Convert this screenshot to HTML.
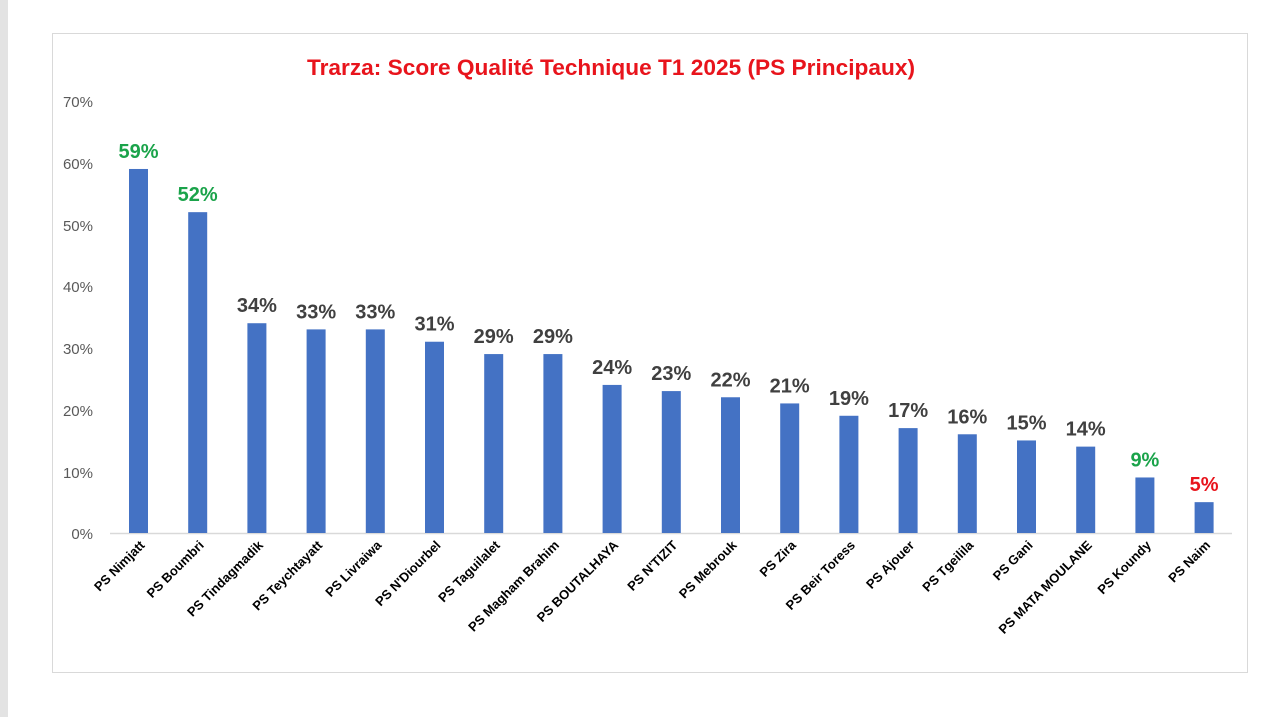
<!DOCTYPE html>
<html><head><meta charset="utf-8"><style>
html,body{margin:0;padding:0;background:#fff;width:1280px;height:717px;overflow:hidden}
</style></head><body>
<svg width="1280" height="717" xmlns="http://www.w3.org/2000/svg" font-family="Liberation Sans, sans-serif">
<rect x="0" y="0" width="8" height="717" fill="#e3e3e3"/>
<rect x="52.5" y="33.5" width="1195" height="639" fill="#fff" stroke="#d9d9d9"/>
<text x="611" y="75" text-anchor="middle" font-size="22" font-weight="bold" fill="#e8141c" textLength="608" lengthAdjust="spacingAndGlyphs">Trarza: Score Qualité  Technique T1 2025 (PS Principaux)</text>
<g font-size="15" fill="#595959" text-anchor="end">
<text x="93" y="107">70%</text><text x="93" y="169">60%</text><text x="93" y="231">50%</text>
<text x="93" y="292">40%</text><text x="93" y="354">30%</text><text x="93" y="416">20%</text>
<text x="93" y="478">10%</text><text x="93" y="539">0%</text>
</g>
<line x1="110" y1="533.5" x2="1232" y2="533.5" stroke="#d9d9d9" stroke-width="1.5"/>
<g id="bars"></g>
</svg>
<script>
var d=[["PS Nimjatt",59,"#1aa34a"],["PS Boumbri",52,"#1aa34a"],["PS Tindagmadik",34],["PS Teychtayatt",33],["PS Livraiwa",33],["PS N'Diourbel",31],["PS Taguilalet",29],["PS Magham Brahim",29],["PS BOUTALHAYA",24],["PS N'TIZIT",23],["PS Mebrouk",22],["PS Zira",21],["PS Beir Toress",19],["PS Ajouer",17],["PS Tgeilila",16],["PS Gani",15],["PS MATA MOULANE",14],["PS Koundy",9,"#1aa34a"],["PS Naim",5,"#e8141c"]];
var g=document.getElementById('bars'),s='';
d.forEach(function(e,i){var cx=138.5+i*59.2,h=e[1]*6.17,y=533-h;
s+='<rect x="'+(cx-9.5)+'" y="'+y+'" width="19" height="'+h+'" fill="#4472c4"/>';
s+='<text x="'+cx+'" y="'+(y-11)+'" text-anchor="middle" font-size="20" font-weight="bold" fill="'+(e[2]||'#404040')+'">'+e[1]+'%</text>';
s+='<text transform="translate('+(cx+7)+',546) rotate(-45)" text-anchor="end" font-size="13" font-weight="bold" fill="#000">'+e[0].replace(/'/g,"&#39;")+'</text>';});
g.innerHTML=s;
</script>
</body></html>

# Work instructions:
Exclude the pictures, and transcribe all of the material exactly.

# Task solution:
Convert this screenshot to HTML.
<!DOCTYPE html>
<html><head><meta charset="utf-8"><style>
html,body{margin:0;padding:0;background:#fff;width:1280px;height:717px;overflow:hidden}
</style></head><body>
<svg width="1280" height="717" xmlns="http://www.w3.org/2000/svg" font-family="Liberation Sans, sans-serif">
<rect x="0" y="0" width="8" height="717" fill="#e3e3e3"/>
<rect x="52.5" y="33.5" width="1195" height="639" fill="#fff" stroke="#d9d9d9"/>
<text x="611" y="75" text-anchor="middle" font-size="22" font-weight="bold" fill="#e8141c" textLength="608" lengthAdjust="spacingAndGlyphs">Trarza: Score Qualité  Technique T1 2025 (PS Principaux)</text>
<g font-size="15" fill="#595959" text-anchor="end">
<text x="93" y="107">70%</text><text x="93" y="169">60%</text><text x="93" y="231">50%</text>
<text x="93" y="292">40%</text><text x="93" y="354">30%</text><text x="93" y="416">20%</text>
<text x="93" y="478">10%</text><text x="93" y="539">0%</text>
</g>
<line x1="110" y1="533.5" x2="1232" y2="533.5" stroke="#d9d9d9" stroke-width="1.5"/>
<g id="bars"></g>
</svg>
<script>
var d=[["PS Nimjatt",59,"#1aa34a"],["PS Boumbri",52,"#1aa34a"],["PS Tindagmadik",34],["PS Teychtayatt",33],["PS Livraiwa",33],["PS N'Diourbel",31],["PS Taguilalet",29],["PS Magham Brahim",29],["PS BOUTALHAYA",24],["PS N'TIZIT",23],["PS Mebrouk",22],["PS Zira",21],["PS Beir Toress",19],["PS Ajouer",17],["PS Tgeilila",16],["PS Gani",15],["PS MATA MOULANE",14],["PS Koundy",9,"#1aa34a"],["PS Naim",5,"#e8141c"]];
var g=document.getElementById('bars'),s='';
d.forEach(function(e,i){var cx=138.5+i*59.2,h=e[1]*6.17,y=533-h;
s+='<rect x="'+(cx-9.5)+'" y="'+y+'" width="19" height="'+h+'" fill="#4472c4"/>';
s+='<text x="'+cx+'" y="'+(y-11)+'" text-anchor="middle" font-size="20" font-weight="bold" fill="'+(e[2]||'#404040')+'">'+e[1]+'%</text>';
s+='<text transform="translate('+(cx+7)+',546) rotate(-45)" text-anchor="end" font-size="13" font-weight="bold" fill="#000">'+e[0].replace(/'/g,"&#39;")+'</text>';});
g.innerHTML=s;
</script>
</body></html>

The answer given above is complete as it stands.